Skilled but unlawful and/or unethical hunters. Turkey hunters are not all of sterling character.
Some hunt before and after season, hunt over bait, roost-shoot turkeys, fail to tag and register their kills, and trespass.
Sadly, many of these outlaws are also skilled turkey hunters, so they’re pretty efficient in their outlawing. Even though their illegal activities may be common knowledge, nobody wants to be a snitch so nobody reports them. And few of us even bother to exert peer pressure on the outlaws, even though their activities hurt us all.

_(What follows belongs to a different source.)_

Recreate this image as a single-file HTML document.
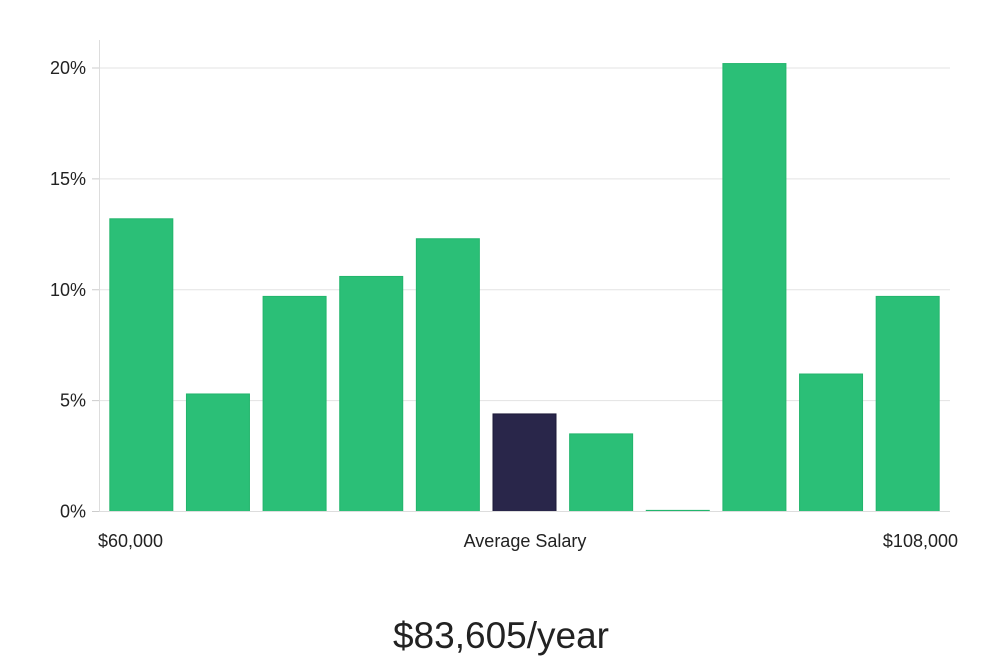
<!DOCTYPE html>
<html><head><meta charset="utf-8"><style>
body{margin:0;background:#fff;width:1000px;height:660px;overflow:hidden;font-family:"Liberation Sans","DejaVu Sans",sans-serif}
</style></head><body>
<svg id="chart" width="1000" height="660" viewBox="0 0 1000 660" xmlns="http://www.w3.org/2000/svg">
<g id="grid"></g>
<g id="yticks"></g>
<line x1="99.5" y1="40" x2="99.5" y2="511.5" stroke="#ddd"/>
<g id="bars"></g>
<line x1="99" y1="511.5" x2="950" y2="511.5" stroke="#ddd"/>
<text x="98" y="547" font-size="18" fill="#222">$60,000</text>
<text x="525" y="547" font-size="18" fill="#222" text-anchor="middle">Average Salary</text>
<text x="958" y="547" font-size="18" fill="#222" text-anchor="end">$108,000</text>
<text x="501" y="648" font-size="37" fill="#222" text-anchor="middle">$83,605/year</text>
</svg>
<script>
const categories = ["b1","b2","b3","b4","b5","b6","b7","b8","b9","b10","b11"];
const values = [13.2,5.3,9.7,10.6,12.3,4.4,3.5,0.05,20.2,6.2,9.7];
const highlight = [false,false,false,false,false,true,false,false,false,false,false];
const yTicks = [0,5,10,15,20];
const yTickLabels = ["0%","5%","10%","15%","20%"];
const NS="http://www.w3.org/2000/svg";
const y0=511.5, yScale=(511.5-68)/20;
const yPos=v=>y0-v*yScale;
const xLeft=103, xStep=(946-103)/categories.length, barW=63;
const xPos=i=>xLeft+i*xStep+(xStep-barW)/2;
const grid=document.getElementById('grid'), yt=document.getElementById('yticks'), bars=document.getElementById('bars');
yTicks.forEach((t,i)=>{
  const y=yPos(t);
  if(t>0){
    const l=document.createElementNS(NS,'line');
    l.setAttribute('x1',99);l.setAttribute('x2',950);l.setAttribute('y1',y);l.setAttribute('y2',y);
    l.setAttribute('stroke','#e3e3e3');
    
    
    grid.appendChild(l);
  }
  const tx=document.createElementNS(NS,'text');
  tx.setAttribute('x',86);tx.setAttribute('y',y+6);tx.setAttribute('text-anchor','end');
  tx.setAttribute('font-size','18');tx.setAttribute('fill','#222');
  tx.textContent=yTickLabels[i];
  
  
  yt.appendChild(tx);
  const tk=document.createElementNS(NS,'line');
  tk.setAttribute('x1',92);tk.setAttribute('x2',99);tk.setAttribute('y1',y);tk.setAttribute('y2',y);
  tk.setAttribute('stroke','#ccc');
  
  
  yt.appendChild(tk);
});
values.forEach((v,i)=>{
  const r=document.createElementNS(NS,'rect');
  const top=yPos(v);
  r.setAttribute('x',xPos(i));r.setAttribute('width',barW);
  r.setAttribute('y',top);r.setAttribute('height',Math.max(1,y0-top));
  r.setAttribute('fill',highlight[i]?'#29264a':'#2bbf77');
  r.setAttribute('stroke',highlight[i]?'#1c1a38':'#22b56c');
  
  
  bars.appendChild(r);
});
</script>
</body></html>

We need to stop feeling that way. You’d turn in a bank robber or a car thief, so don’t feel guilty about dropping a dime on a poacher. Likewise, don’t be afraid to tell them you think they’re despicable.
Where Do We Go From Here?
A turkey hunt without the possibility of a kill would be about as much fun as prepping for a colonoscopy. Still, there’s much more to it than pulling the trigger, and we must start communicating that.
Every turkey hunter loves to kill a big gobbler. We’d be lying if we told you otherwise. But maybe it’s time to pull back a little.

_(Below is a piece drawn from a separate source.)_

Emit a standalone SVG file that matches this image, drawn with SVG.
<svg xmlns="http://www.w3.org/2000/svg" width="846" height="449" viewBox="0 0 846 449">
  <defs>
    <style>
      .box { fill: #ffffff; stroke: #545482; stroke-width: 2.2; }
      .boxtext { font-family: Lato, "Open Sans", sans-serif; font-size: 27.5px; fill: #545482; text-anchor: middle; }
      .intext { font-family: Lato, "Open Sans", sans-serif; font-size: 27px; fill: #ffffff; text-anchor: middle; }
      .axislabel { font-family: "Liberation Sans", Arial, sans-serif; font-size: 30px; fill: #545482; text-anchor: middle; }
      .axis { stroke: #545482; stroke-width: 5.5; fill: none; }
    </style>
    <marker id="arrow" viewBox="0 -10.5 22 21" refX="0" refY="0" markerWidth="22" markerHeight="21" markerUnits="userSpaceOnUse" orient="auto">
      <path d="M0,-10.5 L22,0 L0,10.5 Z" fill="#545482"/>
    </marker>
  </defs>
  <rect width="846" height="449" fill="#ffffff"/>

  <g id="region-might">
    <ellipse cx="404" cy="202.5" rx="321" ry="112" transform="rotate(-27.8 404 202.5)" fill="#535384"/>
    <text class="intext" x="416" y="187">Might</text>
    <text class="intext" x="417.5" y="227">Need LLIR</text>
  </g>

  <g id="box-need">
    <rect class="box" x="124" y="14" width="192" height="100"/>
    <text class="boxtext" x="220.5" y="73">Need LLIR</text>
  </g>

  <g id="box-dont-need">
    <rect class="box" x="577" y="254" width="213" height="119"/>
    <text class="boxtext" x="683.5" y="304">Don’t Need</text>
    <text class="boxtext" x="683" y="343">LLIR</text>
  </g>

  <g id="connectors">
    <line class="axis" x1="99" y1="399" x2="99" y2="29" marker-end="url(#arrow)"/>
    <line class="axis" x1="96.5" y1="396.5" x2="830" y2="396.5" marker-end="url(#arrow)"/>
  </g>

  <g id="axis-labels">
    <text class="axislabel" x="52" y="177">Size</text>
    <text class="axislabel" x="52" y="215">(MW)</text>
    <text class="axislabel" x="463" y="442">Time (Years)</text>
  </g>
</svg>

Try to discipline yourself to pass up those iffy shots. Pattern your shotgun until you know the range where it loses punch or pattern, then resist those hopeful but low percentage shots out there on the ragged edge. Likewise, don’t shoot if there’s brush in the way. Don’t body-shoot turkeys. Don’t shoot them flying, either, because you’re mostly shooting them in the ass and you’re not likely to kill one that way. More than likely, they’ll get away crippled, and a crippled turkey is very often a dead turkey and therefore a wasted one.
Just doing those four things would vastly reduce the number of escaping cripples. Turkeys are too valuable for that. Letting a turkey walk feels awful, but watching a cripple fly off with a leg dangling feels awfuller.
Another thing we can do is to individually educate our fellow turkey hunters. If you know somebody who’s struggling, or who isn’t showing the proper respect to the bird, to other hunters or to turkey hunting in general, then do something about it. Make a friend, not an enemy. Have a quiet, non-confrontational conversation about doing things right. Better yet, invite the transgressor or rookie to go hunting with you, and teach by example.
One more thing we can do as individuals is give something back. Take part in wildlife agency surveys. Volunteer for habitat improvement projects. Put in a food plot or two if you have land for it, or help a friend with his. In other words, get off your butt during the off season and go do something. You’ll feel better about yourself, and you’ll be doing your part to reverse this trend.
And make no mistake, we can reverse it. Bad weather is largely beyond our control, but we have a lot of influence in other areas if we’ll just use it. We’ve brought turkeys back once already, and they were a lot farther down the slide then than now. For the past 120-odd years, since we woke up, hunters have always been wildlife’s greatest ally.
That hasn’t changed. Let’s all roll up our sleeves and make it happen again.